A STUDY ON FACTORS INFLUENCING CREDIT RISK MANAGEMENT IN INDIAN FINANCIAL INSTITUTIONS
Abstract
Indian Financial Institutions face a significant challenge with Credit Risk, as it is difficult to recover lent funds from borrowers. To understand the factors that impact Credit Risk Management in these institutions, a study was conducted using data collected from 26 institutions, including 6 non-banking and 20 banking institutions, from 2012 to 2021. The study considered both individual and macro-economic determinants as variables, with Gross Non-Performing Assets (GNPA) as the dependent variable, and several factors including Capital Adequacy Ratio (CAR), Return on Capital Employed (ROCE), Asset Quality, Return on Assets (ROA), Market Capitalization (MCAP), bank size, Gross Domestic Product (GDP), inflation, Consumer Price Index (CPI), unemployment rate, and real interest rate as the independent variables. A Hausman test was conducted to identify the best-fit model for the panel data regressions. The results of the study suggest that ROA, MCAP, GDP, and Unemployment Rate are the primary factors that impact Credit Risk Management in Indian Financial Institutions. It is recommended that institutions focus on maintaining a healthy ROA and MCAP, while also monitoring macroeconomic factors such as GDP and the unemployment rate to mitigate credit risk.

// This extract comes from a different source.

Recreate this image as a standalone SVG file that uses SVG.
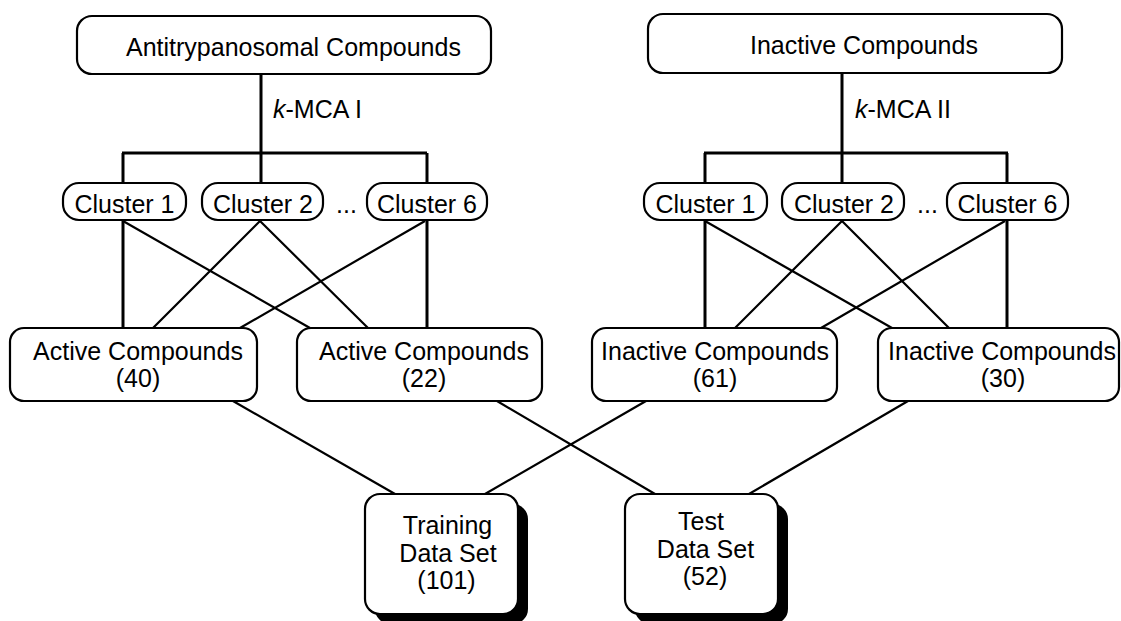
<svg xmlns="http://www.w3.org/2000/svg" width="1121" height="621" viewBox="0 0 1121 621">
  <style>
    .box { fill: #ffffff; stroke: #000000; stroke-width: 2.2; }
    .shadow { fill: #000000; stroke: none; }
    .tree { fill: none; stroke: #000000; stroke-width: 3; }
    .link { fill: none; stroke: #000000; stroke-width: 2.2; }
    text { font-family: "Liberation Sans", Arial, sans-serif; font-size: 25px; fill: #000000; }
    .c { text-anchor: middle; }
  </style>

  <!-- connectors -->
  <g id="connectors">
    <!-- k-MCA I tree -->
    <path class="tree" d="M261,74 V153 M122,153 H427 M123,153 V183 M261,153 V183 M427,153 V183"/>
    <!-- k-MCA II tree -->
    <path class="tree" d="M842,73 V153 M704,153 H1008 M705,153 V183 M842,153 V183 M1007,153 V183"/>
    <!-- clusters to active subsets -->
    <path class="tree" d="M123,220 V328 M427,220 V328"/>
    <path class="link" d="M123,221 L310,328 M260,221 L153,328 M260,221 L368,328 M425,221 L240,328"/>
    <!-- clusters to inactive subsets -->
    <path class="tree" d="M705,220 V328 M1007,220 V328"/>
    <path class="link" d="M705,221 L892,328 M842,221 L735,328 M842,221 L949,328 M1005,221 L821,328"/>
    <!-- subsets to data sets -->
    <path class="link" d="M233,401 L395,494 M646,401 L485,494 M497,401 L655,494 M908,401 L749,494"/>
  </g>

  <!-- source sets -->
  <g id="antitrypanosomal">
    <rect class="box" x="77" y="16" width="414" height="58" rx="15"/>
    <text x="126" y="56">Antitrypanosomal Compounds</text>
  </g>
  <g id="inactive">
    <rect class="box" x="648" y="14" width="414" height="59" rx="15"/>
    <text x="750" y="54">Inactive Compounds</text>
  </g>

  <!-- clustering labels -->
  <g id="kmca1"><text x="273" y="118"><tspan font-style="italic">k</tspan>-MCA I</text></g>
  <g id="kmca2"><text x="855" y="118"><tspan font-style="italic">k</tspan>-MCA II</text></g>

  <!-- clusters, first set -->
  <g id="a-cluster1">
    <rect class="box" x="63" y="183" width="123" height="37" rx="16"/>
    <text class="c" x="124.5" y="213">Cluster 1</text>
  </g>
  <g id="a-cluster2">
    <rect class="box" x="202" y="183" width="121" height="37" rx="16"/>
    <text class="c" x="263" y="213">Cluster 2</text>
  </g>
  <g id="a-ellipsis"><text x="336" y="213">...</text></g>
  <g id="a-cluster6">
    <rect class="box" x="367" y="183" width="120" height="37" rx="16"/>
    <text class="c" x="427" y="213">Cluster 6</text>
  </g>

  <!-- clusters, second set -->
  <g id="i-cluster1">
    <rect class="box" x="644" y="183" width="123" height="37" rx="16"/>
    <text class="c" x="705.5" y="213">Cluster 1</text>
  </g>
  <g id="i-cluster2">
    <rect class="box" x="782" y="183" width="122" height="37" rx="16"/>
    <text class="c" x="844" y="213">Cluster 2</text>
  </g>
  <g id="i-ellipsis"><text x="917" y="213">...</text></g>
  <g id="i-cluster6">
    <rect class="box" x="947" y="183" width="121" height="37" rx="16"/>
    <text class="c" x="1007.5" y="213">Cluster 6</text>
  </g>

  <!-- subsets -->
  <g id="active40">
    <rect class="box" x="10" y="328" width="247" height="73" rx="14"/>
    <text class="c" x="138" y="360">Active Compounds</text>
    <text class="c" x="138" y="387">(40)</text>
  </g>
  <g id="active22">
    <rect class="box" x="297" y="328" width="245" height="73" rx="14"/>
    <text class="c" x="424" y="360">Active Compounds</text>
    <text class="c" x="424" y="387">(22)</text>
  </g>
  <g id="inactive61">
    <rect class="box" x="592" y="328" width="245" height="73" rx="14"/>
    <text class="c" x="715" y="360">Inactive Compounds</text>
    <text class="c" x="715" y="387">(61)</text>
  </g>
  <g id="inactive30">
    <rect class="box" x="878" y="328" width="241" height="73" rx="14"/>
    <text class="c" x="1002" y="360">Inactive Compounds</text>
    <text class="c" x="1003" y="387">(30)</text>
  </g>

  <!-- data sets -->
  <g id="training">
    <rect class="shadow" x="375" y="504" width="153" height="120" rx="15"/>
    <rect class="box" x="365" y="494" width="153" height="120" rx="15"/>
    <text class="c" x="447.5" y="534">Training</text>
    <text class="c" x="448" y="562">Data Set</text>
    <text class="c" x="446.5" y="589">(101)</text>
  </g>
  <g id="test">
    <rect class="shadow" x="635" y="504" width="153" height="120" rx="15"/>
    <rect class="box" x="625" y="494" width="153" height="120" rx="15"/>
    <text class="c" x="701" y="530">Test</text>
    <text class="c" x="705.5" y="558">Data Set</text>
    <text class="c" x="705" y="585">(52)</text>
  </g>
</svg>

The study further indicates that Credit Risk Management should consider a combination of individual and macroeconomic determinants, rather than relying solely on individual factors such as CAR, ROCE, and asset quality. In conclusion, this study provides valuable insights for financial institutions to develop effective Credit Risk Management strategies. By considering the identified determinants of Credit Risk, institutions can mitigate their losses and maintain a stable financial position.